First degree robbery is defined in LSA-R.S. 14:64.1A as follows:
First degree robbery is the taking of anything of value belonging to another from the person of another, or that is in the immediate control of another, by use of force or intimidation, when the offender leads the victim to reasonably believe he is armed with a dangerous weapon.

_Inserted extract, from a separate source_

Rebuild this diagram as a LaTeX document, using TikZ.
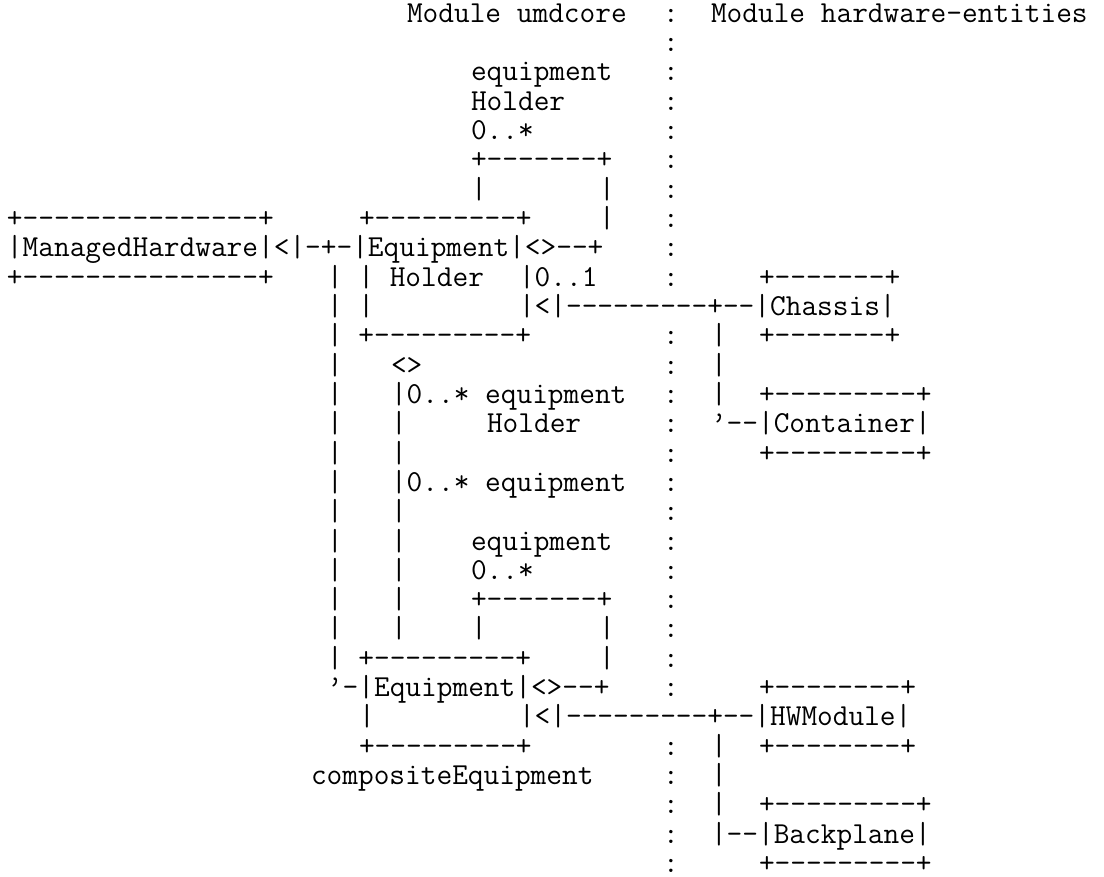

Initially, we note that the testimony of the victim alone is sufficient to prove the elements of an offense. State v. Orgeron, 512 So.2d 467, 469 (La.App. 1st Cir. 1987), writ denied, 519 So.2d 113 (La. 1988). In finding defendant guilty of the responsive offense of first degree robbery, it is obvious the jury believed the victim. The credibility of the victim's testimony is a matter of weight of the evidence. A determination of the weight to be given evidence is a question of fact for the trier of fact, not subject to appellate review. State v. Tate, at 551. Herein, the victim's testimony established that defendant represented himself to the victim as a police officer. While the two of them were alone together, defendant pulled a gun and waved it in the victim's direction making it "click" several times. The victim was scared and was "shaking." Immediately before telling the victim to place his twenty-five dollars on the dashboard of defendant's car, defendant put his gun away. After the victim relinquished his money to defendant, defendant allowed him to leave.
Viewing the evidence in the light most favorable to the prosecution, any rational trier of fact could have concluded beyond a reasonable doubt that the state proved all the elements of the offense of first degree robbery.
This assignment lacks merit.
Accordingly, the conviction and sentence are affirmed.